Y ahí tenemos la confirmación. Antes de recibir los apóstoles el Espíritu Santo, antes de recibirlo cada uno de nosotros, ya lo había recibido una criatura muy especial llamada María. “El Espíritu Santo vendrá sobre ti y la fuerza del Altísimo te cubrirá con su sombra”, le había dicho el Ángel. Y Así fue. Imposible la efusión del Espíritu sin el SÍ de María. ¡Qué despliegue de realidades encierra el misterio de Dios!

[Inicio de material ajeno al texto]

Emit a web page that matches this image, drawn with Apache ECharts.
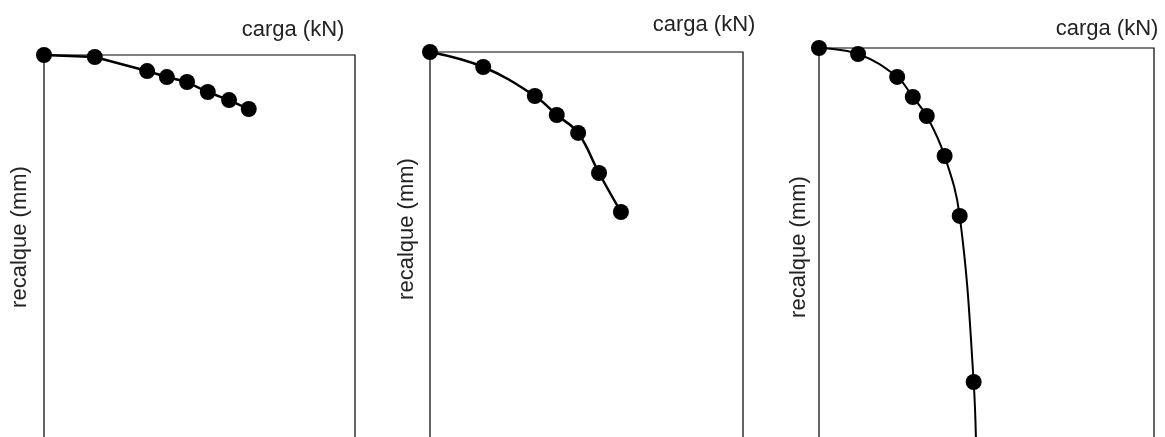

Más ¡qué decir de ese SÍ! Creo que lo más sobresaliente en María era: su ser totalmente pobre, pero lleno de las riquezas de Dios, por eso quiero invitaros hoy a ponernos junto a ella con sencillez, sin rodeos, desde la verdad de nuestro corazón para juntos decir al Señor: ¡Henos aquí!
• Haz que el Espíritu Santo descienda sobre cada ser humano, lo mismo que descendió sobre María, porque el mundo necesita entrar en el Reino de las Bienaventuranzas, con más urgencia que nunca.
• Ayúdanos a ser, como la Madre, disponible para que el Espíritu Santo pueda obrar también en nosotros maravillas.
• Y lo mismo que hizo Ella, escuchemos, sin desfallecer, la llamada de Dios, pues el Espíritu, siempre hace su aparición más silenciosa, en los momentos más decisivos de nuestra vida.